WHAT YOU NEED TO DO: Working from the top of the listing below, retype each line through the line containing "from matplotlib.patches import Patch", both included, with no pictures.

::: MATERIAL :::

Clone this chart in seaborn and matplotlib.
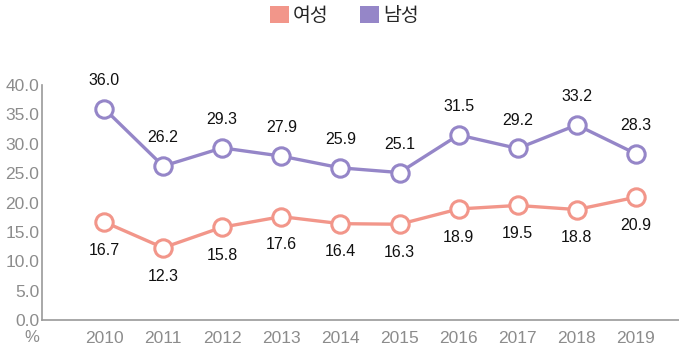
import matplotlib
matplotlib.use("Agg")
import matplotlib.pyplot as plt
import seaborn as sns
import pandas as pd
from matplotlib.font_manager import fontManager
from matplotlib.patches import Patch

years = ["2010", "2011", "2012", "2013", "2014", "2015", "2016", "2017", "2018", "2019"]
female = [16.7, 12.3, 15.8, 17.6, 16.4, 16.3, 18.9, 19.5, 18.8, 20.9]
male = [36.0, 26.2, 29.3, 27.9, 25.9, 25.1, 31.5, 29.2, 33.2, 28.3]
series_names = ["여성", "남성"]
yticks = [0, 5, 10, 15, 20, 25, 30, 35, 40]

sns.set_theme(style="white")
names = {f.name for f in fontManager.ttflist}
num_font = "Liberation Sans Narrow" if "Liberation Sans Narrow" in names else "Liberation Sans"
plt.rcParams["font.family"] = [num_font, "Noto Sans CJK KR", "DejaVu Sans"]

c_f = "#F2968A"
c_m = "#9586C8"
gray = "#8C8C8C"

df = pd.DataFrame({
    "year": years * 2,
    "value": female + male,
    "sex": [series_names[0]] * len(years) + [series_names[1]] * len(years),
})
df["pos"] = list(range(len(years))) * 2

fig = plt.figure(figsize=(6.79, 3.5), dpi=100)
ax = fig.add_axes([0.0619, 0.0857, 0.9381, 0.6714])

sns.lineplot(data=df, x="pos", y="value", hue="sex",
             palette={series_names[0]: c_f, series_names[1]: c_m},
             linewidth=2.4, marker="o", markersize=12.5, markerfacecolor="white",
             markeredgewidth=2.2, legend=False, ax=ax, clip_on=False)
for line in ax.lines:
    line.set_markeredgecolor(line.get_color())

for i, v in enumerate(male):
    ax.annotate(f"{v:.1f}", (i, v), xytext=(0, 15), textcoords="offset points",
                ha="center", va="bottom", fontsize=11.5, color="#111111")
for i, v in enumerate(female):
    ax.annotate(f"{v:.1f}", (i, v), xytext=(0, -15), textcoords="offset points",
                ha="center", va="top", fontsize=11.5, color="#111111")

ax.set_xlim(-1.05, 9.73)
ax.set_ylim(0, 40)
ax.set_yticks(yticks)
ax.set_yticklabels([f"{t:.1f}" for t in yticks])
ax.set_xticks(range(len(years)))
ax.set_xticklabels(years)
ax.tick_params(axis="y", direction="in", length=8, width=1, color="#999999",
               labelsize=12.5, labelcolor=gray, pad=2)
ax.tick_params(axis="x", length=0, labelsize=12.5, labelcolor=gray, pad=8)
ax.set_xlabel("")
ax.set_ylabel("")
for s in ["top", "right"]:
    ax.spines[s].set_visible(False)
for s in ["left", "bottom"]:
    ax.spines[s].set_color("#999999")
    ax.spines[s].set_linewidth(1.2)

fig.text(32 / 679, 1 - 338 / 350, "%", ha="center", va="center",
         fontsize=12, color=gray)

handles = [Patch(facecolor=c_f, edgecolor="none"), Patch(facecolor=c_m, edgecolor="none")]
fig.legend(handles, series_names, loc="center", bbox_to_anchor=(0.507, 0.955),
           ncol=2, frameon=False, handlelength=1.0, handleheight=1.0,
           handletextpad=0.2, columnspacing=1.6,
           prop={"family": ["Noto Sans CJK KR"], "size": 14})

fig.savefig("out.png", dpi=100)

:::

REPLY TO THE TASK:
Clone this chart in seaborn and matplotlib.
import matplotlib
matplotlib.use("Agg")
import matplotlib.pyplot as plt
import seaborn as sns
import pandas as pd
from matplotlib.font_manager import fontManager
from matplotlib.patches import Patch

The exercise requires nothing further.